Can you just make Valentine’s plans for a different day? Honestly, Valentine’s Day is an awful day to go out (crowded, limited menus, often overpriced). Or do something meaningful to both of you on Saturday (in addition to the game), even if it’s visiting a place you both love together, brunch at your favorite place or making a special meal together?
sure that would be a fine compromise if he had suggested it in the first place, but the real issue is he didn’t make it a priority to begin with
NTA. Assuming you made it clear that this day means something to you and he took the tickets over the bonus, deciding that’s how you’d spend your valentine’s day without asking you first. Then I understand the disappointment and frustration. You don’t feel heard or seen. It’s also not hard to understand why you’re upset, so not understanding shows a lack of emotional intelligence imo.
However, I also can’t relate. I don’t particularly care about football either, but I’m a truly a “anything so long as we’re together is a great time” kind of wife. Restaurants and the like will be crowded. You’re in love every day of the year (hopefully). Go to the game and have a great time Saturday, have a date night Sunday or even next week when it calms down. If I were you, I would have told him with a grin that fine, we’ll go to the game. But you owe me a proper valentines date with some romance another night and all the snacks and drinks I want at the game. Life’s easier and happier when you’re both easygoing and flexible
NAH
It’s a classic case of mismatch in values.

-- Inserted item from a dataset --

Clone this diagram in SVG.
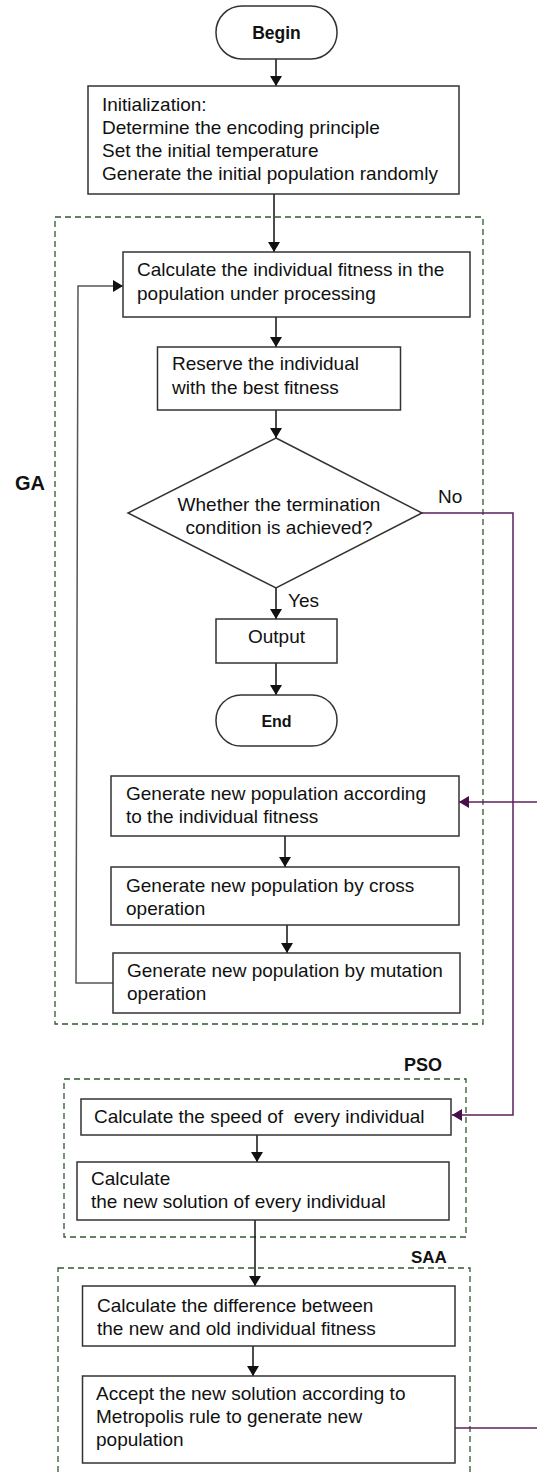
<svg xmlns="http://www.w3.org/2000/svg" width="537" height="1474" viewBox="0 0 537 1474">
<defs>
<style>
.box{fill:#fff;stroke:#333;stroke-width:1.5}
.grp{fill:none;stroke:#2f5a2f;stroke-width:1.3;stroke-dasharray:6,4}
.t{font-family:"Liberation Sans",Arial,sans-serif;font-size:19px;fill:#111}
.b{font-family:"Liberation Sans",Arial,sans-serif;font-weight:bold;fill:#111}
.c{fill:none;stroke:#111;stroke-width:1.5}
.g{fill:none;stroke:#555;stroke-width:1.5}
.p{fill:none;stroke:#5c1f5c;stroke-width:1.5}
</style>
<marker id="ah" viewBox="0 0 10 12" refX="10" refY="6" markerWidth="10" markerHeight="12" markerUnits="userSpaceOnUse" orient="auto"><path d="M0,0 L10,6 L0,12 z" fill="#111"/></marker>
<marker id="ap" viewBox="0 0 10 12" refX="10" refY="6" markerWidth="10" markerHeight="12" markerUnits="userSpaceOnUse" orient="auto"><path d="M0,0 L10,6 L0,12 z" fill="#4a0f4a"/></marker>
</defs>
<rect width="537" height="1474" fill="#fff"/>

<g id="groups">
<rect id="ga-group" class="grp" x="55" y="217" width="428" height="807"/>
<text class="b" x="15" y="490" font-size="20">GA</text>
<rect id="pso-group" class="grp" x="64" y="1079" width="402" height="158"/>
<text class="b" x="404" y="1071" font-size="18">PSO</text>
<rect id="saa-group" class="grp" x="58" y="1268" width="412" height="220"/>
<text class="b" x="411" y="1263" font-size="17">SAA</text>
</g>

<g id="connectors">
<line class="c" x1="276" y1="59" x2="276" y2="86" marker-end="url(#ah)"/>
<line class="c" x1="274" y1="194" x2="274" y2="252" marker-end="url(#ah)"/>
<line class="c" x1="276" y1="317" x2="276" y2="347" marker-end="url(#ah)"/>
<line class="c" x1="276" y1="410" x2="276" y2="438" marker-end="url(#ah)"/>
<line class="c" x1="276" y1="588" x2="276" y2="619" marker-end="url(#ah)"/>
<line class="c" x1="276" y1="663" x2="276" y2="695" marker-end="url(#ah)"/>
<line class="c" x1="285" y1="836" x2="285" y2="867" marker-end="url(#ah)"/>
<line class="c" x1="287" y1="925" x2="287" y2="953" marker-end="url(#ah)"/>
<polyline class="g" points="113,983 76,983 78,286 123,286" marker-end="url(#ah)"/>
<polyline class="p" points="422,513 513,513 513,1115 452,1115" marker-end="url(#ap)"/>
<line class="p" x1="540" y1="802" x2="459" y2="802" marker-end="url(#ap)"/>
<line class="c" x1="257" y1="1135" x2="257" y2="1162" marker-end="url(#ah)"/>
<line class="c" x1="255" y1="1220" x2="255" y2="1286" marker-end="url(#ah)"/>
<line class="c" x1="253" y1="1346" x2="253" y2="1376" marker-end="url(#ah)"/>
<line class="p" x1="455" y1="1428" x2="540" y2="1428"/>
<text class="t" x="438" y="503">No</text>
<text class="t" x="288" y="607">Yes</text>
</g>

<g id="begin">
<rect class="box" x="216" y="6" width="121" height="53" rx="26"/>
<text class="b" x="276.5" y="39" font-size="17.5" text-anchor="middle">Begin</text>
</g>
<g id="init">
<rect class="box" x="88" y="86" width="371" height="108"/>
<text class="t" x="102" y="111">Initialization:</text>
<text class="t" x="102" y="134">Determine the encoding principle</text>
<text class="t" x="102" y="157">Set the initial temperature</text>
<text class="t" x="102" y="180">Generate the initial population randomly</text>
</g>
<g id="calc-fitness">
<rect class="box" x="123" y="252" width="347" height="65"/>
<text class="t" x="137" y="276">Calculate the individual fitness in the</text>
<text class="t" x="137" y="300">population under processing</text>
</g>
<g id="reserve">
<rect class="box" x="157.5" y="347" width="243" height="63"/>
<text class="t" x="172" y="370">Reserve the individual</text>
<text class="t" x="172" y="394">with the best fitness</text>
</g>
<g id="decision">
<polygon class="box" points="276,438 422,513 276,588 128,513"/>
<text class="t" x="279" y="511" text-anchor="middle">Whether the termination</text>
<text class="t" x="279" y="534" text-anchor="middle">condition is achieved?</text>
</g>
<g id="output">
<rect class="box" x="216" y="619" width="121" height="44"/>
<text class="t" x="276.5" y="643" text-anchor="middle">Output</text>
</g>
<g id="end">
<rect class="box" x="216" y="695" width="121" height="51" rx="25"/>
<text class="b" x="276.5" y="727" font-size="16" text-anchor="middle">End</text>
</g>
<g id="gen-fitness">
<rect class="box" x="111" y="776" width="348" height="60"/>
<text class="t" x="126" y="800">Generate new population according</text>
<text class="t" x="126" y="823">to the individual fitness</text>
</g>
<g id="gen-cross">
<rect class="box" x="111" y="867" width="348" height="58"/>
<text class="t" x="126" y="892">Generate new population by cross</text>
<text class="t" x="126" y="915">operation</text>
</g>
<g id="gen-mutation">
<rect class="box" x="113" y="953" width="347" height="60"/>
<text class="t" x="127" y="977">Generate new population by mutation</text>
<text class="t" x="127" y="1000">operation</text>
</g>
<g id="pso-speed">
<rect class="box" x="81" y="1099" width="370" height="36"/>
<text class="t" x="94" y="1123" xml:space="preserve">Calculate the speed of  every individual</text>
</g>
<g id="pso-solution">
<rect class="box" x="77" y="1162" width="372" height="58"/>
<text class="t" x="91" y="1185">Calculate</text>
<text class="t" x="91" y="1208">the new solution of every individual</text>
</g>
<g id="saa-diff">
<rect class="box" x="82.5" y="1286" width="372.5" height="60"/>
<text class="t" x="97" y="1312">Calculate the difference between</text>
<text class="t" x="97" y="1335">the new and old individual fitness</text>
</g>
<g id="saa-accept">
<rect class="box" x="82.5" y="1376" width="372.5" height="87"/>
<text class="t" x="96" y="1400">Accept the new solution according to</text>
<text class="t" x="96" y="1423">Metropolis rule to generate new</text>
<text class="t" x="96" y="1446">population</text>
</g>
</svg>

He’s not flush with money, loves footy, and got offered free tickets & probably was excited about that. He’s not into Valentines day. He is being dense and a bit selfish but if he genuinely doesn’t “get” the holiday he’s not doing it to spite you.

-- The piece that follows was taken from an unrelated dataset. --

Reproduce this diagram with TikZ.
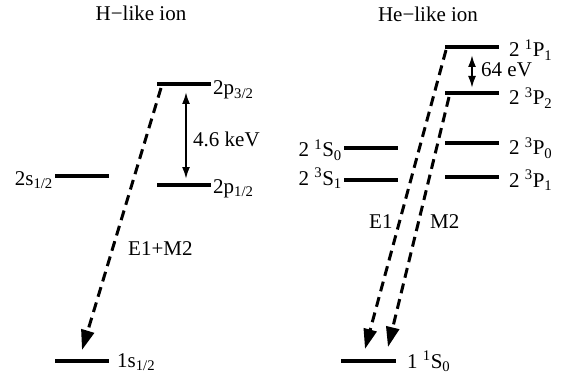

On the other hand, your frustration is fair enough too. He could have taken cash and gone out for a more traditional “romantic” dinner & you’re annoyed he’s ignored your interests/desires.
Devils advocate, though, how is you expecting him to do Valentines Day when that isn’t something he enjoys/values any better than what he is doing?

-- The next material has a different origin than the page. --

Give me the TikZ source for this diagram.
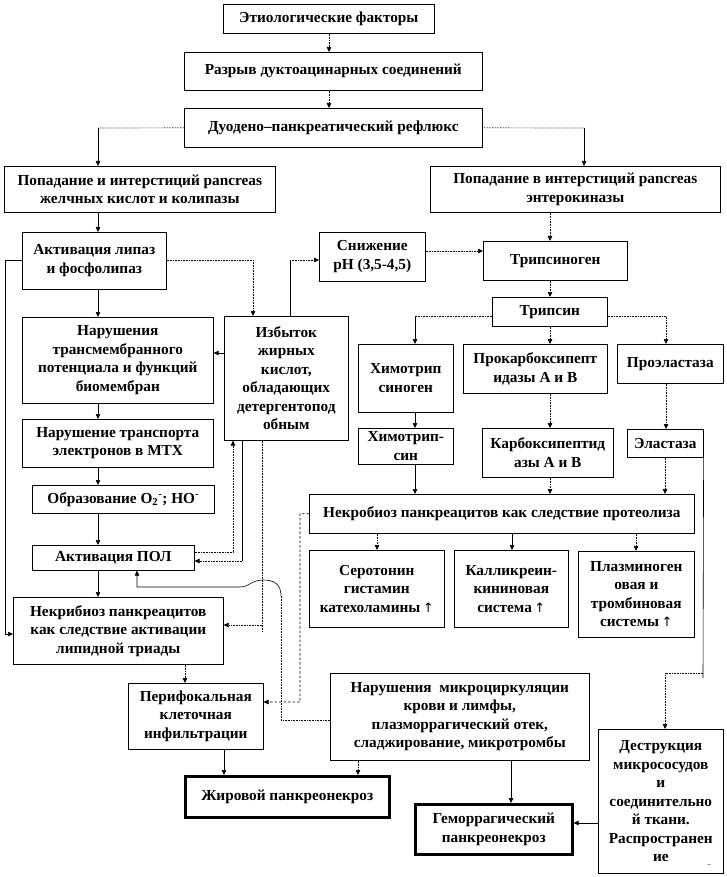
\documentclass[tikz,border=0pt]{standalone}
\usepackage{fontspec}
\setmainfont{Liberation Serif}[BoldFont={Liberation Serif Bold}]
\newfontfamily\symf{DejaVu Sans}
\usetikzlibrary{arrows.meta,calc}
\newcommand\mybox[7][]{\node[box,#1,minimum width={(#5-#3)*1pt},minimum height={(#6-#4)*1pt}] (#2) at (#3,#4) {#7};}
\newcommand\up{\,{\symf\mdseries\fontsize{13}{13}\selectfont ↑}}
\begin{document}
\begin{tikzpicture}[x=1pt,y=-1pt,
  font=\fontsize{15.3}{18.5}\selectfont\bfseries,
  box/.style={draw,line width=0.6pt,align=center,inner sep=0pt,anchor=north west},
  thickbox/.style={line width=2.6pt},
  arr/.style={-{Triangle[length=5pt,width=4.5pt]}},
  dotl/.style={densely dotted,line width=0.7pt},
  dashl/.style={dash pattern=on 2.5pt off 2pt,line width=0.6pt},
  every path/.style={line width=0.6pt}]
\useasboundingbox[fill=white] (0,0) rectangle (726,877);

\mybox{A}{223}{4}{434}{33}{Этиологические факторы}
\mybox{B}{184}{52}{482}{90}{Разрыв дуктоацинарных соединений}
\mybox{C}{184}{108}{482}{147}{Дуодено–панкреатический рефлюкс}
\mybox{D}{4}{166}{275}{212}{Попадание и интерстиций pancreas\\желчных кислот и колипазы}
\mybox{E}{430}{166}{720}{212}{Попадание в интерстиций pancreas\\энтерокиназы}
\mybox{F}{22}{232}{166}{289}{Активация липаз\\и фосфолипаз}
\mybox{G}{22}{317}{213}{403}{Нарушения\\трансмембранного\\потенциала и функций\\биомембран}
\mybox{H}{224}{316}{348}{440}{Избыток\\жирных\\кислот,\\обладающих\\детергентопод\\обным}
\mybox{I}{22}{419}{213}{467}{Нарушение транспорта\\электронов в МТХ}
\mybox{J}{32}{485}{214}{513}{Образование O\textsubscript{2}\textsuperscript{-}; HO\textsuperscript{-}}
\mybox{K}{32}{545}{194}{570}{Активация ПОЛ}
\mybox{L}{13}{597}{223}{664}{Некрибиоз панкреацитов\\как следствие активации\\липидной триады}
\mybox{M}{128}{683}{263}{749}{Перифокальная\\клеточная\\инфильтрации}
\mybox[thickbox]{N}{184}{775}{388}{816}{Жировой панкреонекроз}
\mybox{S}{319}{232}{425}{281}{Снижение\\pH (3,5-4,5)}
\mybox{T}{483}{241}{627}{280}{Трипсиноген}
\mybox{U}{492}{297}{607}{326}{Трипсин}
\mybox{V1}{358}{344}{453}{412}{Химотрип\\синоген}
\mybox{V2}{463}{344}{607}{393}{Прокарбоксипепт\\идазы А и В}
\mybox{V3}{617}{344}{723}{383}{Проэластаза}
\mybox{W1}{358}{428}{453}{464}{Химотрип-\\син}
\mybox{W2}{482}{428}{613}{477}{Карбоксипептид\\азы А и В}
\mybox{W3}{627}{429}{703}{457}{Эластаза}
\mybox{P}{309}{494}{694}{533}{Некробиоз панкреацитов как следствие протеолиза}
\mybox{Q1}{309}{550}{444}{627}{Серотонин\\гистамин\\катехоламины\up}
\mybox{Q2}{454}{550}{568}{627}{Калликреин-\\кининовая\\система\up}
\mybox{Q3}{578}{551}{694}{637}{Плазминоген\\овая и\\тромбиновая\\системы\up}
\mybox{R}{330}{673}{589}{760}{Нарушения\ \ микроциркуляции\\крови и лимфы,\\плазморрагический отек,\\сладжирование, микротромбы}
\mybox{Z}{598}{729}{723}{873}{Деструкция\\микрососудов\\и\\соединительно\\й ткани.\\Распространен\\ие}
\mybox[thickbox]{Y}{414}{803}{571}{853}{Геморрагический\\панкреонекроз}
\node[font=\fontsize{7}{7}\selectfont] (mk) at (709,866) {--};

% top chain
\draw[dotl,arr] (A.south -| 329,0) -- (B.north -| 329,0);
\draw[dotl,arr] (B.south -| 329,0) -- (C.north -| 329,0);
\coordinate (c1) at (98,128); \coordinate (c2) at (584,128);
\draw[dotl] (C.west) -- (c1); \draw[arr] (c1) -- (D.north -| c1);
\draw[dotl] (C.east) -- (c2); \draw[arr] (c2) -- (E.north -| c2);
% left column
\draw[arr] (D.south -| 98,0) -- (F.north -| 98,0);
\draw[arr] (F.south -| 98,0) -- (G.north -| 98,0);
\draw[arr] (G.south -| 98,0) -- (I.north -| 98,0);
\draw[arr] (I.south -| 98,0) -- (J.north -| 98,0);
\draw[arr] (J.south -| 98,0) -- (K.north -| 98,0);
\draw[arr] (K.south -| 98,0) -- (L.north -| 98,0);
\draw[dotl,arr] (L.south -| 185,0) -- (M.north -| 185,0);
\draw[arr] (M.south -| 224,0) -- (N.north -| 224,0);
\draw[arr] (F.west |- 0,260) -- (5,260) -- (5,634) -- (L.west |- 0,634);
\draw[dotl,arr] (F.east |- 0,260) -- (253,260) -- (H.north -| 253,0);
\coordinate (c3) at (290,260);
\draw (H.north -| c3) -- (c3); \draw[dotl,arr] (c3) -- (S.west |- c3);
\draw[arr] (H.west |- 0,353) -- (G.east |- 0,353);
\draw[dotl,arr] (K.east |- 0,552) -- (233,552) -- (H.south -| 233,0);
\coordinate (c4) at (242,561);
\draw (H.south -| c4) -- (c4); \draw[dotl,arr] (c4) -- (K.east |- c4);
\coordinate (c5) at (262,625);
\draw[dotl] (H.south -| 262,0) -- (262,632);
\draw[dotl,arr] (c5) -- (L.east |- c5);
\coordinate (c6) at (281,596);
\draw[dotl] (R.west |- 0,720) -- (281,720) -- (c6);
\draw[arr] (c6) .. controls (281,584) and (274,580) .. (263,580) .. controls (252,580) and (249,587) .. (240,587) -- (137,587) -- (K.south -| 137,0);
\draw[dashl,arr] (P.west) -- (300,513.5) -- (300,702) -- (M.east |- 0,702);
% bottom
\draw[dotl,arr] (R.south -| 358,0) -- (N.north -| 358,0);
\draw[arr] (R.south -| 511,0) -- (Y.north -| 511,0);
\draw[arr] (Z.west |- 0,823) -- (Y.east |- 0,823);
\coordinate (c7) at (703,673);
\draw (W3.south east) -- (703,678);
\draw[dotl,arr] (c7) -- (665,673) -- (Z.north -| 665,0);
% right column
\draw[dotl,arr] (E.south -| 550,0) -- (T.north -| 550,0);
\draw[dotl,arr] (S.east |- 0,251) -- (T.west |- 0,251);
\draw[dotl,arr] (T.south -| 550,0) -- (U.north -| 550,0);
\coordinate (c8) at (415,316); \coordinate (c9) at (666,316);
\draw[dotl] (U.west |- c8) -- (c8); \draw[arr] (c8) -- (V1.north -| c8);
\draw[dotl,arr] (U.south -| 550,0) -- (V2.north -| 550,0);
\draw[dotl,arr] (U.east |- c9) -- (c9) -- (V3.north -| c9);
\draw[arr] (V1.south -| 415,0) -- (W1.north -| 415,0);
\draw[dotl,arr] (V2.south -| 550,0) -- (W2.north -| 550,0);
\draw[dotl,arr] (V3.south -| 666,0) -- (W3.north -| 666,0);
\draw[arr] (W1.south -| 415,0) -- (P.north -| 415,0);
\draw[dotl,arr] (W2.south -| 550,0) -- (P.north -| 550,0);
\draw[dotl,arr] (W3.south -| 665,0) -- (P.north -| 665,0);
\draw[dotl,arr] (P.south -| 377,0) -- (Q1.north -| 377,0);
\draw[arr] (P.south -| 512,0) -- (Q2.north -| 512,0);
\draw[dotl,arr] (P.south -| 636,0) -- (Q3.north -| 636,0);
\end{tikzpicture}
\end{document}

You’re looking at the day with two very different lenses.
So, you’re mad that he didn’t think about the fact that you’re not interested in football…but you know he isn’t interested in Valentine’s Day and you still expect him to participate. Yes, YTA. You’re acting like he went out and bought you something you hated, but….his boss giving him tickets is not actually something that’s within his control.
Also, it depends on the situation, but there are times when bosses “offering” tickets to events like this is not really optional, and attending them gives him face time with his boss and co-workers in a casual environment while not attending reflects poorly on him. Not logical, reasonable people could disagree on whether it *should* be that way, but sometimes it *is* that way. The tickets might be less of a generous gift and more of a “hey, the team is going to this, you can bring somebody if you want.”
NTA… but we always ALWAYS celebrate Valentine’s Day on either the 13th or the 15th. Or even earlier or later if it’s close to a weekend.
Since the actual calendar date really means nothing, it’s soooo much easier than fighting for a restaurant reservation, dealing with crowds, cranky maitre D’s, frantic valets…
Been doing this for years.
I do not like v-day. I worked with a young girl who loved it and told me about how it is so wonderful and you love everybody, blah blah, whatever. To which I replied, “You’re supposed to love every day.”
Not that i am a huge fan of people but a special day where they can guilt you into “spend, spend, and spend” (and feel bad if you don’t have an “orher” in your life) they do enough of that on the other holidays.
He picked the option that was the better value. The tickets were worth more and something enjoyable that might be outside of his current budget. You don’t have to have a demonstrated interest in something to have fun doing it with it your significant other. The point is doing something new together. You can combine that activity with a more traditional valentines one to make a nice day of it. Your reaction seems kinda high maintenance. It’s an opportunity to share time with someone you love doing a new activity.
Now I hate football, and most sports, but I love the experience of a fan zone. I love dressing in team colors, snacking on stadium foods, getting a few drinks, chanting with your section, doing “the wave”, the excitement and camaraderie with hundreds of other people when your team scores. It’s a whole vibe. It seems like your BF at least likes football and wants to share something he likes with you.
ETA: YTA, he was trying to give you a new experience. You can’t look a gift horse in the mouth. You both could always plan other super traditional valentine’s day things before or afterwards so everyone gets what they want.